* [Directions for this task]: Write out all the lines again, precisely as they stand, but without the images.

-------- Records for the task --------

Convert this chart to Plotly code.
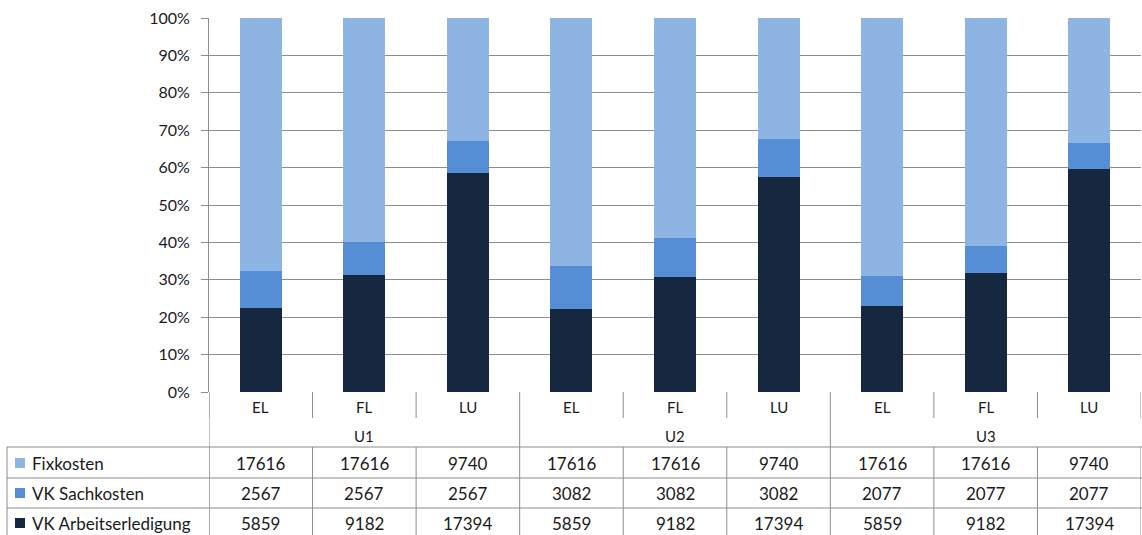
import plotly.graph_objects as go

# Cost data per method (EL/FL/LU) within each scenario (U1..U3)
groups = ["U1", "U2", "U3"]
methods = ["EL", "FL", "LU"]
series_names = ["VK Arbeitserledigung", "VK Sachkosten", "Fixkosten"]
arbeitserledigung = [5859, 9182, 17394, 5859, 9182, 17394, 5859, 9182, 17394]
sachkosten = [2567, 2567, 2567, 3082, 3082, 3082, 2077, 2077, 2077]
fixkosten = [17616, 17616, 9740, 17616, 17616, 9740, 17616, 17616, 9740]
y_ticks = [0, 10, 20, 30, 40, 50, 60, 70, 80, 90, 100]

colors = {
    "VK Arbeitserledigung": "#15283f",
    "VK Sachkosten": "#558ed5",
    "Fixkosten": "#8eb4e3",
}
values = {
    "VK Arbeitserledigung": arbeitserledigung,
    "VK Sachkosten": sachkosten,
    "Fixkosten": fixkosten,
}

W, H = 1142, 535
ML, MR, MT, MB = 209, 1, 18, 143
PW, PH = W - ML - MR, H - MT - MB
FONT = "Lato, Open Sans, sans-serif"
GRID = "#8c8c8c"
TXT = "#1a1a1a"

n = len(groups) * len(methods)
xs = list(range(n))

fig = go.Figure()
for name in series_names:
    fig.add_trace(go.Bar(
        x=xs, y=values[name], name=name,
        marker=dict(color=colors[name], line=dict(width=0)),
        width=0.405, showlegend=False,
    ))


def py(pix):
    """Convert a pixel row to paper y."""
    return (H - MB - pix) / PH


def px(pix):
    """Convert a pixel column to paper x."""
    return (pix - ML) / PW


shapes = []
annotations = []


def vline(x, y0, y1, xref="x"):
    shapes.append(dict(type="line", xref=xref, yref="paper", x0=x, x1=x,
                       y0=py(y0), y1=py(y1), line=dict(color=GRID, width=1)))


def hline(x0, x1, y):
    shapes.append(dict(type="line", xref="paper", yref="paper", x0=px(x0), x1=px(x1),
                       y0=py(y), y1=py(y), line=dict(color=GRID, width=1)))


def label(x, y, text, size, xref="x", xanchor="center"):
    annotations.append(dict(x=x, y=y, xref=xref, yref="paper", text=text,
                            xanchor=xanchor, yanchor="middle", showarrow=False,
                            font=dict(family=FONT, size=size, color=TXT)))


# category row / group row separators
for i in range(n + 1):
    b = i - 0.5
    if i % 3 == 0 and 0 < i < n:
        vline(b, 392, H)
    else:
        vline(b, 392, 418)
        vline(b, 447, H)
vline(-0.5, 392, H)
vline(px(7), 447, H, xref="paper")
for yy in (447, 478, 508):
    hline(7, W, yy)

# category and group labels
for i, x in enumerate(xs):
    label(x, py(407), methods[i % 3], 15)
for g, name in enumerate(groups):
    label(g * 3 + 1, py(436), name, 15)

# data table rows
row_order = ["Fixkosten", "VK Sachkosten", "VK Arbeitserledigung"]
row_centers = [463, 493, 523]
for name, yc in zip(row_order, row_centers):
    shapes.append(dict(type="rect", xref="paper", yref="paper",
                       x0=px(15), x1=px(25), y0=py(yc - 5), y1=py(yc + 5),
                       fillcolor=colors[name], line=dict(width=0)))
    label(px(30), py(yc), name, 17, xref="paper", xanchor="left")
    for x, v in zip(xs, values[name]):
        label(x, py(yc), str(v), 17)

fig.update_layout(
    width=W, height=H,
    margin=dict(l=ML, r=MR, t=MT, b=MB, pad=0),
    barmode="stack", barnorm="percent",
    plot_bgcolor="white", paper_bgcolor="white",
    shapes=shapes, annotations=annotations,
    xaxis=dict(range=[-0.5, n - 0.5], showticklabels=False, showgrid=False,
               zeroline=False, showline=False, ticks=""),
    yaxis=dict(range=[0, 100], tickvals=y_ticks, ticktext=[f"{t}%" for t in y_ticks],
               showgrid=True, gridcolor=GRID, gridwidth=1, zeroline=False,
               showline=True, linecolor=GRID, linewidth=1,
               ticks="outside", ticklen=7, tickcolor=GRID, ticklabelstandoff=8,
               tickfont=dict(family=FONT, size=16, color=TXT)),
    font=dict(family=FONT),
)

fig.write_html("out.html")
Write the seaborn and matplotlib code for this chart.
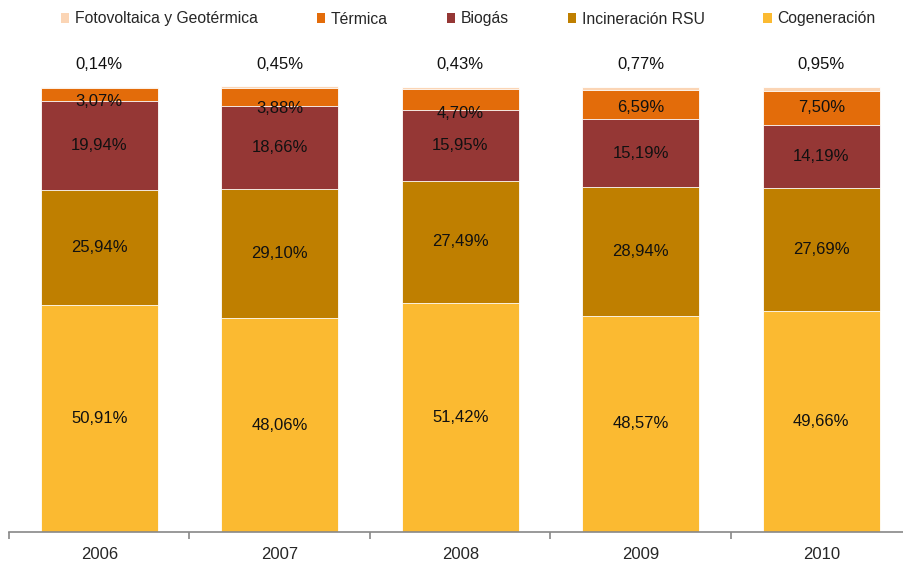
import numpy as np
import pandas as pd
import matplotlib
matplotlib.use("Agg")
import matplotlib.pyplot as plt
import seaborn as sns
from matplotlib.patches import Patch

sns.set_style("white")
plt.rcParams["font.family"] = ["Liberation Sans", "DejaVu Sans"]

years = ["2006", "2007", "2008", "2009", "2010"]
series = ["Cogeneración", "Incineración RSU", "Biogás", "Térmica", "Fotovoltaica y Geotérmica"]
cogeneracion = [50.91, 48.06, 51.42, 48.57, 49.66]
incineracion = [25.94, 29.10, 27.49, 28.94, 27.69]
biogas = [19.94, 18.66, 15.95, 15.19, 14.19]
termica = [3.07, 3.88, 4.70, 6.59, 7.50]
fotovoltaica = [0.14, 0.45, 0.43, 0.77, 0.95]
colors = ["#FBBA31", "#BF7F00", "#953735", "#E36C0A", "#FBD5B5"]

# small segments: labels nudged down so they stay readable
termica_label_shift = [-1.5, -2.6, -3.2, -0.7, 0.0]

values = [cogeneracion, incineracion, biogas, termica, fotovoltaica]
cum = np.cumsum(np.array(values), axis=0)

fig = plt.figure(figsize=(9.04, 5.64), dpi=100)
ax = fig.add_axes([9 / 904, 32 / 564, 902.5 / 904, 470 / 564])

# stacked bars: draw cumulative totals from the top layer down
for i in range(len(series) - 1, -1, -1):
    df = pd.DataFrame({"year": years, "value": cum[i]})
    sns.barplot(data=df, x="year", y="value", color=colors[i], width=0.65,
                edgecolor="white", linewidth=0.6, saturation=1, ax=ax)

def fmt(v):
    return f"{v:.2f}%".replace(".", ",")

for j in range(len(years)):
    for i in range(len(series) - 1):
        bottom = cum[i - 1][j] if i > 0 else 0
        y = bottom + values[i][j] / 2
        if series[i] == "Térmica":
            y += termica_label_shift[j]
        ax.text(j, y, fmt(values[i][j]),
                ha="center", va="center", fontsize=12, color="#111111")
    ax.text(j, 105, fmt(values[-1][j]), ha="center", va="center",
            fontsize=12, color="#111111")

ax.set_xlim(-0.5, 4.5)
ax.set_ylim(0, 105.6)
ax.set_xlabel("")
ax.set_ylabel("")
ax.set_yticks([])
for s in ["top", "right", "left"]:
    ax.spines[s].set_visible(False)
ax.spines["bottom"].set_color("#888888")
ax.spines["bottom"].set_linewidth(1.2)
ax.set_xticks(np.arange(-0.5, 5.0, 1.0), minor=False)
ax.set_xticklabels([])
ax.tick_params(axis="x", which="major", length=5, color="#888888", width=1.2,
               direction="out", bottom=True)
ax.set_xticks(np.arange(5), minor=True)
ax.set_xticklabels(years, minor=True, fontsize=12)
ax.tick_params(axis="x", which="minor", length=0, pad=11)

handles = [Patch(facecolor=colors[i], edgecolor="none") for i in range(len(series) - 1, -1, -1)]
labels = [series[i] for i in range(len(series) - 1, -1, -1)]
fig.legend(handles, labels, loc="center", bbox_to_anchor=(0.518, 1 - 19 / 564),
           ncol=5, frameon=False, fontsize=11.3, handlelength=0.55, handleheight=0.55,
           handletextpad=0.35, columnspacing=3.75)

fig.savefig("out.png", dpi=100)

--------

* [Solution to this problem]:
Convert this chart to Plotly code.
import plotly.graph_objects as go

# Cost data per method (EL/FL/LU) within each scenario (U1..U3)
groups = ["U1", "U2", "U3"]
methods = ["EL", "FL", "LU"]
series_names = ["VK Arbeitserledigung", "VK Sachkosten", "Fixkosten"]
arbeitserledigung = [5859, 9182, 17394, 5859, 9182, 17394, 5859, 9182, 17394]
sachkosten = [2567, 2567, 2567, 3082, 3082, 3082, 2077, 2077, 2077]
fixkosten = [17616, 17616, 9740, 17616, 17616, 9740, 17616, 17616, 9740]
y_ticks = [0, 10, 20, 30, 40, 50, 60, 70, 80, 90, 100]

colors = {
    "VK Arbeitserledigung": "#15283f",
    "VK Sachkosten": "#558ed5",
    "Fixkosten": "#8eb4e3",
}
values = {
    "VK Arbeitserledigung": arbeitserledigung,
    "VK Sachkosten": sachkosten,
    "Fixkosten": fixkosten,
}

W, H = 1142, 535
ML, MR, MT, MB = 209, 1, 18, 143
PW, PH = W - ML - MR, H - MT - MB
FONT = "Lato, Open Sans, sans-serif"
GRID = "#8c8c8c"
TXT = "#1a1a1a"

n = len(groups) * len(methods)
xs = list(range(n))

fig = go.Figure()
for name in series_names:
    fig.add_trace(go.Bar(
        x=xs, y=values[name], name=name,
        marker=dict(color=colors[name], line=dict(width=0)),
        width=0.405, showlegend=False,
    ))


def py(pix):
    """Convert a pixel row to paper y."""
    return (H - MB - pix) / PH


def px(pix):
    """Convert a pixel column to paper x."""
    return (pix - ML) / PW


shapes = []
annotations = []


def vline(x, y0, y1, xref="x"):
    shapes.append(dict(type="line", xref=xref, yref="paper", x0=x, x1=x,
                       y0=py(y0), y1=py(y1), line=dict(color=GRID, width=1)))


def hline(x0, x1, y):
    shapes.append(dict(type="line", xref="paper", yref="paper", x0=px(x0), x1=px(x1),
                       y0=py(y), y1=py(y), line=dict(color=GRID, width=1)))


def label(x, y, text, size, xref="x", xanchor="center"):
    annotations.append(dict(x=x, y=y, xref=xref, yref="paper", text=text,
                            xanchor=xanchor, yanchor="middle", showarrow=False,
                            font=dict(family=FONT, size=size, color=TXT)))


# category row / group row separators
for i in range(n + 1):
    b = i - 0.5
    if i % 3 == 0 and 0 < i < n:
        vline(b, 392, H)
    else:
        vline(b, 392, 418)
        vline(b, 447, H)
vline(-0.5, 392, H)
vline(px(7), 447, H, xref="paper")
for yy in (447, 478, 508):
    hline(7, W, yy)

# category and group labels
for i, x in enumerate(xs):
    label(x, py(407), methods[i % 3], 15)
for g, name in enumerate(groups):
    label(g * 3 + 1, py(436), name, 15)

# data table rows
row_order = ["Fixkosten", "VK Sachkosten", "VK Arbeitserledigung"]
row_centers = [463, 493, 523]
for name, yc in zip(row_order, row_centers):
    shapes.append(dict(type="rect", xref="paper", yref="paper",
                       x0=px(15), x1=px(25), y0=py(yc - 5), y1=py(yc + 5),
                       fillcolor=colors[name], line=dict(width=0)))
    label(px(30), py(yc), name, 17, xref="paper", xanchor="left")
    for x, v in zip(xs, values[name]):
        label(x, py(yc), str(v), 17)

fig.update_layout(
    width=W, height=H,
    margin=dict(l=ML, r=MR, t=MT, b=MB, pad=0),
    barmode="stack", barnorm="percent",
    plot_bgcolor="white", paper_bgcolor="white",
    shapes=shapes, annotations=annotations,
    xaxis=dict(range=[-0.5, n - 0.5], showticklabels=False, showgrid=False,
               zeroline=False, showline=False, ticks=""),
    yaxis=dict(range=[0, 100], tickvals=y_ticks, ticktext=[f"{t}%" for t in y_ticks],
               showgrid=True, gridcolor=GRID, gridwidth=1, zeroline=False,
               showline=True, linecolor=GRID, linewidth=1,
               ticks="outside", ticklen=7, tickcolor=GRID, ticklabelstandoff=8,
               tickfont=dict(family=FONT, size=16, color=TXT)),
    font=dict(family=FONT),
)

fig.write_html("out.html")
Write the seaborn and matplotlib code for this chart.
import numpy as np
import pandas as pd
import matplotlib
matplotlib.use("Agg")
import matplotlib.pyplot as plt
import seaborn as sns
from matplotlib.patches import Patch

sns.set_style("white")
plt.rcParams["font.family"] = ["Liberation Sans", "DejaVu Sans"]

years = ["2006", "2007", "2008", "2009", "2010"]
series = ["Cogeneración", "Incineración RSU", "Biogás", "Térmica", "Fotovoltaica y Geotérmica"]
cogeneracion = [50.91, 48.06, 51.42, 48.57, 49.66]
incineracion = [25.94, 29.10, 27.49, 28.94, 27.69]
biogas = [19.94, 18.66, 15.95, 15.19, 14.19]
termica = [3.07, 3.88, 4.70, 6.59, 7.50]
fotovoltaica = [0.14, 0.45, 0.43, 0.77, 0.95]
colors = ["#FBBA31", "#BF7F00", "#953735", "#E36C0A", "#FBD5B5"]

# small segments: labels nudged down so they stay readable
termica_label_shift = [-1.5, -2.6, -3.2, -0.7, 0.0]

values = [cogeneracion, incineracion, biogas, termica, fotovoltaica]
cum = np.cumsum(np.array(values), axis=0)

fig = plt.figure(figsize=(9.04, 5.64), dpi=100)
ax = fig.add_axes([9 / 904, 32 / 564, 902.5 / 904, 470 / 564])

# stacked bars: draw cumulative totals from the top layer down
for i in range(len(series) - 1, -1, -1):
    df = pd.DataFrame({"year": years, "value": cum[i]})
    sns.barplot(data=df, x="year", y="value", color=colors[i], width=0.65,
                edgecolor="white", linewidth=0.6, saturation=1, ax=ax)

def fmt(v):
    return f"{v:.2f}%".replace(".", ",")

for j in range(len(years)):
    for i in range(len(series) - 1):
        bottom = cum[i - 1][j] if i > 0 else 0
        y = bottom + values[i][j] / 2
        if series[i] == "Térmica":
            y += termica_label_shift[j]
        ax.text(j, y, fmt(values[i][j]),
                ha="center", va="center", fontsize=12, color="#111111")
    ax.text(j, 105, fmt(values[-1][j]), ha="center", va="center",
            fontsize=12, color="#111111")

ax.set_xlim(-0.5, 4.5)
ax.set_ylim(0, 105.6)
ax.set_xlabel("")
ax.set_ylabel("")
ax.set_yticks([])
for s in ["top", "right", "left"]:
    ax.spines[s].set_visible(False)
ax.spines["bottom"].set_color("#888888")
ax.spines["bottom"].set_linewidth(1.2)
ax.set_xticks(np.arange(-0.5, 5.0, 1.0), minor=False)
ax.set_xticklabels([])
ax.tick_params(axis="x", which="major", length=5, color="#888888", width=1.2,
               direction="out", bottom=True)
ax.set_xticks(np.arange(5), minor=True)
ax.set_xticklabels(years, minor=True, fontsize=12)
ax.tick_params(axis="x", which="minor", length=0, pad=11)

handles = [Patch(facecolor=colors[i], edgecolor="none") for i in range(len(series) - 1, -1, -1)]
labels = [series[i] for i in range(len(series) - 1, -1, -1)]
fig.legend(handles, labels, loc="center", bbox_to_anchor=(0.518, 1 - 19 / 564),
           ncol=5, frameon=False, fontsize=11.3, handlelength=0.55, handleheight=0.55,
           handletextpad=0.35, columnspacing=3.75)

fig.savefig("out.png", dpi=100)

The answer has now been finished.